> Work to complete: Tally the lines with the word "that" and report the number alone.

> Supplied records:
_____

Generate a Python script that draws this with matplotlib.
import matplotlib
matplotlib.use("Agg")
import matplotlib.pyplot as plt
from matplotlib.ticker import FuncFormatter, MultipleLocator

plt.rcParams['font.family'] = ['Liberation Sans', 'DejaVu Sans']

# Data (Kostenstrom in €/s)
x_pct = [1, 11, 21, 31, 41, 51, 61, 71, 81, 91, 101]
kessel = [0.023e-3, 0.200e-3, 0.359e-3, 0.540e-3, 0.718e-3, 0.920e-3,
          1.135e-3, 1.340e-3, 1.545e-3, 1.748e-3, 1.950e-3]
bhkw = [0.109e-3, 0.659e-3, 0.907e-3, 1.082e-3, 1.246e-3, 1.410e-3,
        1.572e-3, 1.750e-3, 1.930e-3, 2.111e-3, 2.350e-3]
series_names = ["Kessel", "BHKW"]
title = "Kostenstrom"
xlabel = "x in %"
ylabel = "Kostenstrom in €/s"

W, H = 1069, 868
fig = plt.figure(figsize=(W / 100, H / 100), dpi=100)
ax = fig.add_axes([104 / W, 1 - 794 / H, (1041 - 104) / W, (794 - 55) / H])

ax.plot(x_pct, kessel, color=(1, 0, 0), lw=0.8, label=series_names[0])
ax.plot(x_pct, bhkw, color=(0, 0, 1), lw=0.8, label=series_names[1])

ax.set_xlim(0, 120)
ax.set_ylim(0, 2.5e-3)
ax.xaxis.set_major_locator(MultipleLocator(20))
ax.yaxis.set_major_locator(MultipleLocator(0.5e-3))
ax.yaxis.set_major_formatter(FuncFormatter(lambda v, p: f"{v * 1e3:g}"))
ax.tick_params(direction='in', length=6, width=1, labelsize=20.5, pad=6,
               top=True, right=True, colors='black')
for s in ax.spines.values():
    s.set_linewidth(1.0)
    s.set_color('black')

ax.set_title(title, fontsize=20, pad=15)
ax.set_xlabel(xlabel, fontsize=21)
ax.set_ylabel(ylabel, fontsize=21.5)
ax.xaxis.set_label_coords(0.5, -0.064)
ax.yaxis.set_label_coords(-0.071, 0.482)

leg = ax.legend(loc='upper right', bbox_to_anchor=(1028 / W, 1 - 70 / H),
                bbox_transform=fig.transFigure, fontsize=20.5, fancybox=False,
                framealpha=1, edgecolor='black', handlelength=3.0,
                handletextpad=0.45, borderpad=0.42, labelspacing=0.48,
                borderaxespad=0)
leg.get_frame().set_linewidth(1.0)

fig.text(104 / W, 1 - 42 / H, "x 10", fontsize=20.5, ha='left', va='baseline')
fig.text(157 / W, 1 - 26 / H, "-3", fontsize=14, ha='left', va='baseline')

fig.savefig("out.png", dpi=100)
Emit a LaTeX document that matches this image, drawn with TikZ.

_____

> Task result: 2